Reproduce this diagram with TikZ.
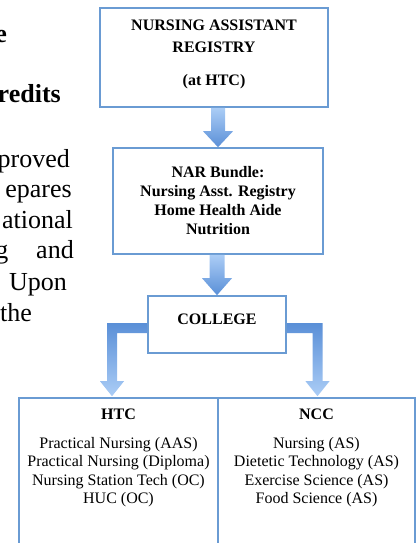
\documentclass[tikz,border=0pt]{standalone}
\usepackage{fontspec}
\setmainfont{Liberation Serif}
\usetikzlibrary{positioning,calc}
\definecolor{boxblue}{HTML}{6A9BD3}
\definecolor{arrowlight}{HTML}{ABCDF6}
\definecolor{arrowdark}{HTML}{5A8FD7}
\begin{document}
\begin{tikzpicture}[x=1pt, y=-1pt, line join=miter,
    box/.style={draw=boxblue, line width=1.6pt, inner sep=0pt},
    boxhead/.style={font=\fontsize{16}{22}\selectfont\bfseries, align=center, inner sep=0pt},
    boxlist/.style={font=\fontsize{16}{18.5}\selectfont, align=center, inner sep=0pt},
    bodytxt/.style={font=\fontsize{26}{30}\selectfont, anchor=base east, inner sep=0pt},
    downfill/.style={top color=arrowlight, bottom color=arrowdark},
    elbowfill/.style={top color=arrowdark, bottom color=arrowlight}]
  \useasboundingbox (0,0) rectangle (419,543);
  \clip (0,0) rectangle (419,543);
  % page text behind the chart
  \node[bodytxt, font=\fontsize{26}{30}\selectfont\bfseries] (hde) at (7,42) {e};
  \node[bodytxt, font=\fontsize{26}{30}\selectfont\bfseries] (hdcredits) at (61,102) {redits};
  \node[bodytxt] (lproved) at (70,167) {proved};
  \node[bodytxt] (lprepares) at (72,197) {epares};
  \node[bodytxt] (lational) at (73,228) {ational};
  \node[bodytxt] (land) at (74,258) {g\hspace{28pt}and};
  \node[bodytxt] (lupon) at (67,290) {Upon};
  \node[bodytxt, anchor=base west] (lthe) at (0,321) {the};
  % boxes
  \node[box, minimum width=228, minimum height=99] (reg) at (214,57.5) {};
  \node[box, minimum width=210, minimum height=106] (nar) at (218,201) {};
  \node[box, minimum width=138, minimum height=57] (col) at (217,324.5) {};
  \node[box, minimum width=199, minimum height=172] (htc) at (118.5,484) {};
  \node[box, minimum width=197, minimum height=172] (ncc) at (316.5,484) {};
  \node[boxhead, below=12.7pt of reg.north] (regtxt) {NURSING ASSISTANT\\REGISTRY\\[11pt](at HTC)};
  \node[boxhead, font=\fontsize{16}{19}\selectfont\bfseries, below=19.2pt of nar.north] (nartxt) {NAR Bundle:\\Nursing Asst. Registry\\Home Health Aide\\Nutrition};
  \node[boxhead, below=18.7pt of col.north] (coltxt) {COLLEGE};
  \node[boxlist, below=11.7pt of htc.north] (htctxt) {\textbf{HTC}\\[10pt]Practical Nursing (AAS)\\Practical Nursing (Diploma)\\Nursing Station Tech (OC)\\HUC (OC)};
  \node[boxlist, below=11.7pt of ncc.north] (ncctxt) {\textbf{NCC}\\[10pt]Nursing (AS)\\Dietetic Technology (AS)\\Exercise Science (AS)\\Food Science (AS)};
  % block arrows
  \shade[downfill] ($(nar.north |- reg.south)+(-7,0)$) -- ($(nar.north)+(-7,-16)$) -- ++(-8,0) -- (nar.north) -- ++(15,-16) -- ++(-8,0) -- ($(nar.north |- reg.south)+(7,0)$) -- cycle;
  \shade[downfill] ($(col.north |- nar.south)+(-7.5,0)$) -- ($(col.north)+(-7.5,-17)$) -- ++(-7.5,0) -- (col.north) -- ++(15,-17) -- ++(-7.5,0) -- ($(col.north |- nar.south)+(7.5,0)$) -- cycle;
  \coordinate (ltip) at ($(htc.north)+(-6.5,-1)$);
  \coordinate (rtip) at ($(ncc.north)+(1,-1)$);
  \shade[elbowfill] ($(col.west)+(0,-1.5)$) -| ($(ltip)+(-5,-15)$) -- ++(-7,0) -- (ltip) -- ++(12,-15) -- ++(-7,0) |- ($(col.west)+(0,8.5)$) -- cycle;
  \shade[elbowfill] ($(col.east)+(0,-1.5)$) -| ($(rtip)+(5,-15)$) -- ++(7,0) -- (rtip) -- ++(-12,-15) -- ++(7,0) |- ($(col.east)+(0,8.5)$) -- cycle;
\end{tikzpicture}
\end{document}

★ ★ ★

Exercise directions: All the lines above are to be given again exactly as they read, with the pictures removed.

Solution:
Reproduce this diagram with TikZ.
\documentclass[tikz,border=0pt]{standalone}
\usepackage{fontspec}
\setmainfont{Liberation Serif}
\usetikzlibrary{positioning,calc}
\definecolor{boxblue}{HTML}{6A9BD3}
\definecolor{arrowlight}{HTML}{ABCDF6}
\definecolor{arrowdark}{HTML}{5A8FD7}
\begin{document}
\begin{tikzpicture}[x=1pt, y=-1pt, line join=miter,
    box/.style={draw=boxblue, line width=1.6pt, inner sep=0pt},
    boxhead/.style={font=\fontsize{16}{22}\selectfont\bfseries, align=center, inner sep=0pt},
    boxlist/.style={font=\fontsize{16}{18.5}\selectfont, align=center, inner sep=0pt},
    bodytxt/.style={font=\fontsize{26}{30}\selectfont, anchor=base east, inner sep=0pt},
    downfill/.style={top color=arrowlight, bottom color=arrowdark},
    elbowfill/.style={top color=arrowdark, bottom color=arrowlight}]
  \useasboundingbox (0,0) rectangle (419,543);
  \clip (0,0) rectangle (419,543);
  % page text behind the chart
  \node[bodytxt, font=\fontsize{26}{30}\selectfont\bfseries] (hde) at (7,42) {e};
  \node[bodytxt, font=\fontsize{26}{30}\selectfont\bfseries] (hdcredits) at (61,102) {redits};
  \node[bodytxt] (lproved) at (70,167) {proved};
  \node[bodytxt] (lprepares) at (72,197) {epares};
  \node[bodytxt] (lational) at (73,228) {ational};
  \node[bodytxt] (land) at (74,258) {g\hspace{28pt}and};
  \node[bodytxt] (lupon) at (67,290) {Upon};
  \node[bodytxt, anchor=base west] (lthe) at (0,321) {the};
  % boxes
  \node[box, minimum width=228, minimum height=99] (reg) at (214,57.5) {};
  \node[box, minimum width=210, minimum height=106] (nar) at (218,201) {};
  \node[box, minimum width=138, minimum height=57] (col) at (217,324.5) {};
  \node[box, minimum width=199, minimum height=172] (htc) at (118.5,484) {};
  \node[box, minimum width=197, minimum height=172] (ncc) at (316.5,484) {};
  \node[boxhead, below=12.7pt of reg.north] (regtxt) {NURSING ASSISTANT\\REGISTRY\\[11pt](at HTC)};
  \node[boxhead, font=\fontsize{16}{19}\selectfont\bfseries, below=19.2pt of nar.north] (nartxt) {NAR Bundle:\\Nursing Asst. Registry\\Home Health Aide\\Nutrition};
  \node[boxhead, below=18.7pt of col.north] (coltxt) {COLLEGE};
  \node[boxlist, below=11.7pt of htc.north] (htctxt) {\textbf{HTC}\\[10pt]Practical Nursing (AAS)\\Practical Nursing (Diploma)\\Nursing Station Tech (OC)\\HUC (OC)};
  \node[boxlist, below=11.7pt of ncc.north] (ncctxt) {\textbf{NCC}\\[10pt]Nursing (AS)\\Dietetic Technology (AS)\\Exercise Science (AS)\\Food Science (AS)};
  % block arrows
  \shade[downfill] ($(nar.north |- reg.south)+(-7,0)$) -- ($(nar.north)+(-7,-16)$) -- ++(-8,0) -- (nar.north) -- ++(15,-16) -- ++(-8,0) -- ($(nar.north |- reg.south)+(7,0)$) -- cycle;
  \shade[downfill] ($(col.north |- nar.south)+(-7.5,0)$) -- ($(col.north)+(-7.5,-17)$) -- ++(-7.5,0) -- (col.north) -- ++(15,-17) -- ++(-7.5,0) -- ($(col.north |- nar.south)+(7.5,0)$) -- cycle;
  \coordinate (ltip) at ($(htc.north)+(-6.5,-1)$);
  \coordinate (rtip) at ($(ncc.north)+(1,-1)$);
  \shade[elbowfill] ($(col.west)+(0,-1.5)$) -| ($(ltip)+(-5,-15)$) -- ++(-7,0) -- (ltip) -- ++(12,-15) -- ++(-7,0) |- ($(col.west)+(0,8.5)$) -- cycle;
  \shade[elbowfill] ($(col.east)+(0,-1.5)$) -| ($(rtip)+(5,-15)$) -- ++(7,0) -- (rtip) -- ++(-12,-15) -- ++(7,0) |- ($(col.east)+(0,8.5)$) -- cycle;
\end{tikzpicture}
\end{document}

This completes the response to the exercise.